* _Task requirements_: Every record below should be transcribed exactly. Omit the images.

[Entries with chart source code]
★ ★ ★ ★ ★

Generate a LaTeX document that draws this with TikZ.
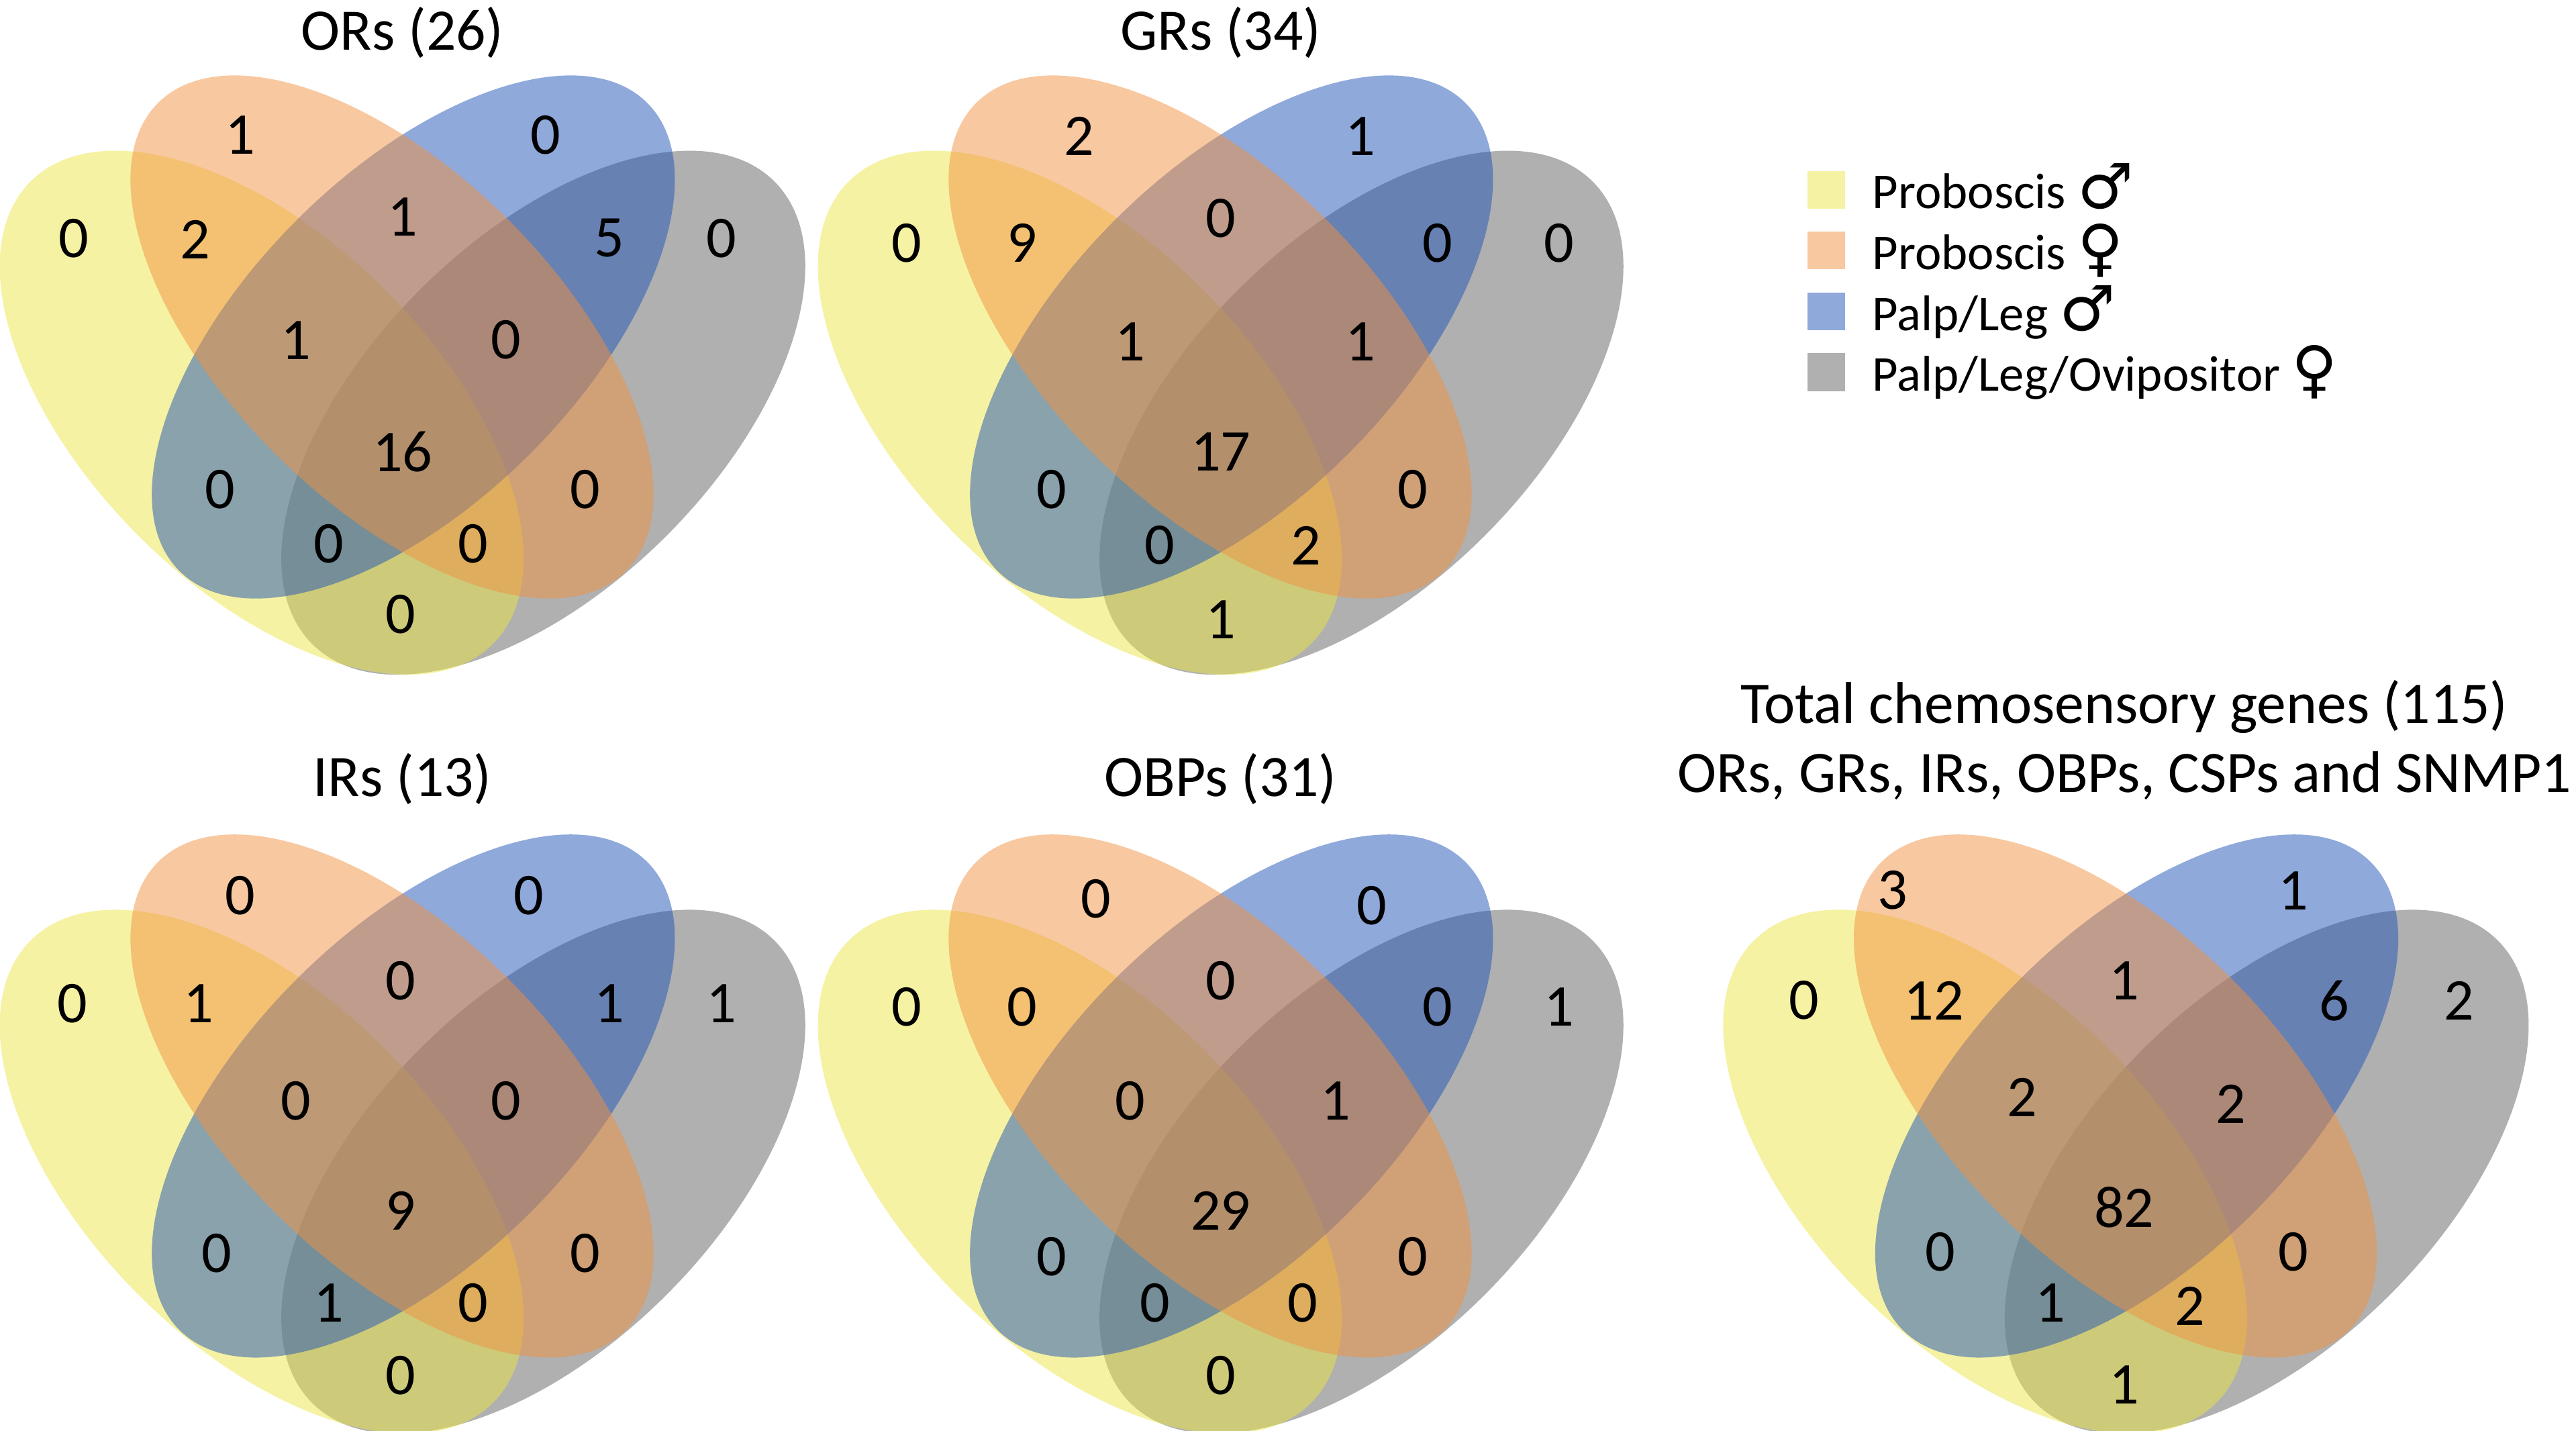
\documentclass[tikz,border=0pt]{standalone}
\usepackage{fontspec}
\setmainfont{Carlito}
\newfontfamily\symfont{DejaVu Sans}
\definecolor{cY}{RGB}{235,229,71}
\definecolor{cO}{RGB}{241,145,65}
\definecolor{cB}{RGB}{31,83,183}
\definecolor{cG}{RGB}{97,97,97}
\tikzset{
  ell/.style={fill opacity=0.5},
  num/.style={font=\fontsize{36}{40}\selectfont, inner sep=0pt},
  ttl/.style={font=\fontsize{35.8}{42}\selectfont, inner sep=0pt},
  legtxt/.style={font=\fontsize{30.5}{36}\selectfont, inner sep=0pt, anchor=base west},
  sq/.style={minimum size=23pt, inner sep=0pt, fill opacity=0.5},
}
\newcommand\sexsym[1]{{\symfont\fontsize{38}{40}\selectfont #1}}
\newcommand\drawvenn[2]{%
  \begin{scope}[shift={(#1,#2)}]
    \fill[ell, cG, rotate around={45:(330.7,251.2)}] (330.7,251.2) ellipse [x radius=199pt, y radius=106pt];
    \fill[ell, cY, rotate around={-45:(159.3,251.2)}] (159.3,251.2) ellipse [x radius=199pt, y radius=106pt];
    \fill[ell, cB, rotate around={45:(251.6,205.1)}] (251.6,205.1) ellipse [x radius=201.4pt, y radius=100.5pt];
    \fill[ell, cO, rotate around={-45:(238.6,205.1)}] (238.6,205.1) ellipse [x radius=201.4pt, y radius=100.5pt];
  \end{scope}}
\begin{document}
\begin{tikzpicture}[x=1pt, y=-1pt]
\useasboundingbox (0,0) rectangle (1568,871);
\drawvenn{0}{0}
\drawvenn{498}{0}
\drawvenn{0}{462}
\drawvenn{498}{462}
\drawvenn{1049}{462}
% titles
\node[ttl] (t1) at (245,20) {ORs (26)};
\node[ttl] (t2) at (743,20) {GRs (34)};
\node[ttl] (t3) at (245,474) {IRs (13)};
\node[ttl] (t4) at (743,474) {OBPs (31)};
\node[ttl] (t5) at (1293,430) {Total chemosensory genes (115)};
\node[ttl] (t6) at (1293,472) {ORs, GRs, IRs, OBPs, CSPs and SNMP1};
% ORs
\foreach \x/\y/\t [count=\i] in {146/82/1, 332/82/0, 45/145/0, 119/146/2, 245/132/1, 371/145/5, 439/145/0, 180/207/1, 308/207/0, 245/275/16, 134/298/0, 356/298/0, 200/331/0, 288/331/0, 244/374/0}
  \node[num] (a\i) at (\x,\y) {\t};
% GRs
\foreach \x/\y/\t [count=\i] in {657/83/2, 828/83/1, 552/148/0, 622/148/9, 743/133/0, 875/148/0, 949/148/0, 688/208/1, 828/208/1, 743/275/17, 640/298/0, 860/298/0, 706/332/0, 795/332/2, 743/377/1}
  \node[num] (b\i) at (\x,\y) {\t};
% IRs
\foreach \x/\y/\t [count=\i] in {146/545/0, 322/545/0, 44/611/0, 121/611/1, 244/597/0, 371/611/1, 439/611/1, 180/670/0, 308/670/0, 244/737/9, 132/763/0, 356/763/0, 200/793/1, 288/793/0, 244/837/0}
  \node[num] (c\i) at (\x,\y) {\t};
% OBPs
\foreach \x/\y/\t [count=\i] in {667/547/0, 835/551/0, 552/613/0, 622/613/0, 743/597/0, 875/613/0, 949/613/1, 688/670/0, 813/670/1, 743/737/29, 640/765/0, 860/765/0, 703/793/0, 793/793/0, 743/837/0}
  \node[num] (d\i) at (\x,\y) {\t};
% Total
\foreach \x/\y/\t [count=\i] in {1152/542/3, 1396/542/1, 1098/609/0, 1177/609/12, 1293/597/1, 1421/609/6, 1497/609/2, 1231/668/2, 1358/672/2, 1293/735/82, 1181/762/0, 1396/762/0, 1248/793/1, 1333/795/2, 1293/843/1}
  \node[num] (e\i) at (\x,\y) {\t};
% legend
\node[sq, fill=cY] (l1) at (1111.7,115.5) {};
\node[sq, fill=cO] (l2) at (1111.7,152.5) {};
\node[sq, fill=cB] (l3) at (1111.7,189.5) {};
\node[sq, fill=cG] (l4) at (1111.7,226.5) {};
\node[legtxt] (m1) at (1139.5,127) {Proboscis \sexsym{♂}};
\node[legtxt] (m2) at (1139.5,164) {Proboscis \sexsym{♀}};
\node[legtxt] (m3) at (1139.5,201) {Palp/Leg \sexsym{♂}};
\node[legtxt] (m4) at (1139.5,238) {Palp/Leg/Ovipositor \sexsym{♀}};
\end{tikzpicture}
\end{document}
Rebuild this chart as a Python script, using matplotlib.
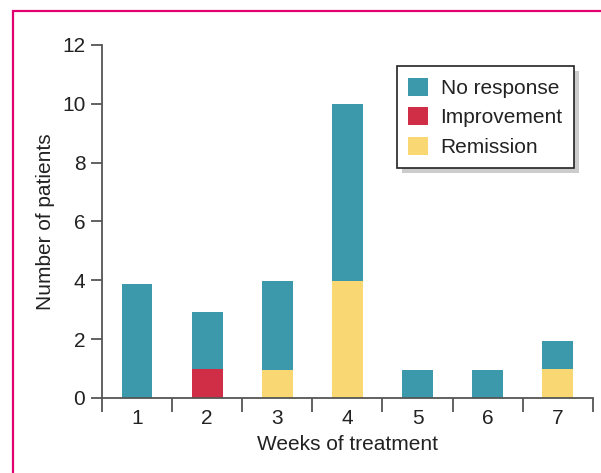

★ ★ ★ ★ ★

* _Answer to the task_:
Generate a LaTeX document that draws this with TikZ.
\documentclass[tikz,border=0pt]{standalone}
\usepackage{fontspec}
\setmainfont{Carlito}
\newfontfamily\symfont{DejaVu Sans}
\definecolor{cY}{RGB}{235,229,71}
\definecolor{cO}{RGB}{241,145,65}
\definecolor{cB}{RGB}{31,83,183}
\definecolor{cG}{RGB}{97,97,97}
\tikzset{
  ell/.style={fill opacity=0.5},
  num/.style={font=\fontsize{36}{40}\selectfont, inner sep=0pt},
  ttl/.style={font=\fontsize{35.8}{42}\selectfont, inner sep=0pt},
  legtxt/.style={font=\fontsize{30.5}{36}\selectfont, inner sep=0pt, anchor=base west},
  sq/.style={minimum size=23pt, inner sep=0pt, fill opacity=0.5},
}
\newcommand\sexsym[1]{{\symfont\fontsize{38}{40}\selectfont #1}}
\newcommand\drawvenn[2]{%
  \begin{scope}[shift={(#1,#2)}]
    \fill[ell, cG, rotate around={45:(330.7,251.2)}] (330.7,251.2) ellipse [x radius=199pt, y radius=106pt];
    \fill[ell, cY, rotate around={-45:(159.3,251.2)}] (159.3,251.2) ellipse [x radius=199pt, y radius=106pt];
    \fill[ell, cB, rotate around={45:(251.6,205.1)}] (251.6,205.1) ellipse [x radius=201.4pt, y radius=100.5pt];
    \fill[ell, cO, rotate around={-45:(238.6,205.1)}] (238.6,205.1) ellipse [x radius=201.4pt, y radius=100.5pt];
  \end{scope}}
\begin{document}
\begin{tikzpicture}[x=1pt, y=-1pt]
\useasboundingbox (0,0) rectangle (1568,871);
\drawvenn{0}{0}
\drawvenn{498}{0}
\drawvenn{0}{462}
\drawvenn{498}{462}
\drawvenn{1049}{462}
% titles
\node[ttl] (t1) at (245,20) {ORs (26)};
\node[ttl] (t2) at (743,20) {GRs (34)};
\node[ttl] (t3) at (245,474) {IRs (13)};
\node[ttl] (t4) at (743,474) {OBPs (31)};
\node[ttl] (t5) at (1293,430) {Total chemosensory genes (115)};
\node[ttl] (t6) at (1293,472) {ORs, GRs, IRs, OBPs, CSPs and SNMP1};
% ORs
\foreach \x/\y/\t [count=\i] in {146/82/1, 332/82/0, 45/145/0, 119/146/2, 245/132/1, 371/145/5, 439/145/0, 180/207/1, 308/207/0, 245/275/16, 134/298/0, 356/298/0, 200/331/0, 288/331/0, 244/374/0}
  \node[num] (a\i) at (\x,\y) {\t};
% GRs
\foreach \x/\y/\t [count=\i] in {657/83/2, 828/83/1, 552/148/0, 622/148/9, 743/133/0, 875/148/0, 949/148/0, 688/208/1, 828/208/1, 743/275/17, 640/298/0, 860/298/0, 706/332/0, 795/332/2, 743/377/1}
  \node[num] (b\i) at (\x,\y) {\t};
% IRs
\foreach \x/\y/\t [count=\i] in {146/545/0, 322/545/0, 44/611/0, 121/611/1, 244/597/0, 371/611/1, 439/611/1, 180/670/0, 308/670/0, 244/737/9, 132/763/0, 356/763/0, 200/793/1, 288/793/0, 244/837/0}
  \node[num] (c\i) at (\x,\y) {\t};
% OBPs
\foreach \x/\y/\t [count=\i] in {667/547/0, 835/551/0, 552/613/0, 622/613/0, 743/597/0, 875/613/0, 949/613/1, 688/670/0, 813/670/1, 743/737/29, 640/765/0, 860/765/0, 703/793/0, 793/793/0, 743/837/0}
  \node[num] (d\i) at (\x,\y) {\t};
% Total
\foreach \x/\y/\t [count=\i] in {1152/542/3, 1396/542/1, 1098/609/0, 1177/609/12, 1293/597/1, 1421/609/6, 1497/609/2, 1231/668/2, 1358/672/2, 1293/735/82, 1181/762/0, 1396/762/0, 1248/793/1, 1333/795/2, 1293/843/1}
  \node[num] (e\i) at (\x,\y) {\t};
% legend
\node[sq, fill=cY] (l1) at (1111.7,115.5) {};
\node[sq, fill=cO] (l2) at (1111.7,152.5) {};
\node[sq, fill=cB] (l3) at (1111.7,189.5) {};
\node[sq, fill=cG] (l4) at (1111.7,226.5) {};
\node[legtxt] (m1) at (1139.5,127) {Proboscis \sexsym{♂}};
\node[legtxt] (m2) at (1139.5,164) {Proboscis \sexsym{♀}};
\node[legtxt] (m3) at (1139.5,201) {Palp/Leg \sexsym{♂}};
\node[legtxt] (m4) at (1139.5,238) {Palp/Leg/Ovipositor \sexsym{♀}};
\end{tikzpicture}
\end{document}
Rebuild this chart as a Python script, using matplotlib.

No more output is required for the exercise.